REAL ESTATE

Enact’s IPO is back on, now smaller in size and price

Genworth Financial’s long-awaited spin-out of its mortgage insurance business is back on, but both the size and the expected price range have been reduced.

The Enact Holdings’ initial public offering will now consist of approximately 13.3 million shares of the company being sold (with another nearly 2 million for an underwriters option) to be priced between $19 and $20 per share.

When the transaction was first announced on May 4, Genworth proposed selling almost 22.6 million shares, in addition to an underwriters’ option of nearly 3.4 million at between $20 and $24 per share. But on May 13, Genworth cancelled the IPO, citing volatility in the stock prices for the four standalone companies in the sector — Essent Group, MGIC Investment, NMI Holdings and Radian Group. (Arch MI’s parent company operates in multiple insurance lines.)

The company was unable to comment on the changes to the IPO.

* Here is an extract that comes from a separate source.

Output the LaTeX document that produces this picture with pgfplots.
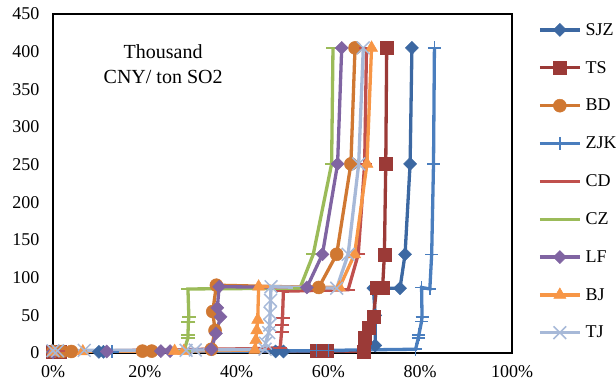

At the upper-end price, and including the underwriters’ option, the gross proceeds could total $306 million, all of which would be going to Genworth Holdings, the mortgage insurer’s corporate parent. Those funds will be used to repay Genworth Holdings’ promissory note resulting from its legal settlement in the United Kingdom with AXA, and to partially repay other outstanding debt, the amended prospectus now reads.

Genworth has a $345 million payment due to AXA this month for the settlement; that obligation is secured by a 19.9% stake in Enact.

The updated prospectus revealed revised terms to the concurrent private sale of Enact stock to affiliates of Bayview Asset Management.

If Enact’s IPO price is $22 or less, Bayview will buy 14.67 million shares; if it is over $22 or equal to or less than $24, only 4 million shares will be sold.

The prospectus also now calls for 665,520 shares that are part of the IPO to be reserved for certain of Enact and Genworth’s directors, officers and key employees. This is half of the approximately 1.3 million shares contemplated for this purpose in the May prospectus.

As currently structured, when the IPO is completed, Genworth will own 82.8% of Enact’s common stock (81.6% if the underwriters exercise the option); Bayview, 9%; and the public 8.2% (9.4% with the option).

But if it prices between $22 and $24, Genworth will then own 89.4% (88.1% with the option) and Bayview’s stake would drop to 2.5%. At a price over $24 per share, Bayview will not purchase any shares and Genworth would own 91.8% (90.6% with the option).

Enact had net income of $255.9 million for the first six months of the year, up from $141.2 million for the same period in 2020, according to the prospectus.

For the second quarter, it ranked third among its competitors by new insurance written, at $26.7 billion, down from $28.4 billion one year prior.

Enact’s Private Mortgage Insurer Eligibility Requirements’ excess capital was at $1.9 billion as of June 30, giving it a sufficiency ratio of 165%.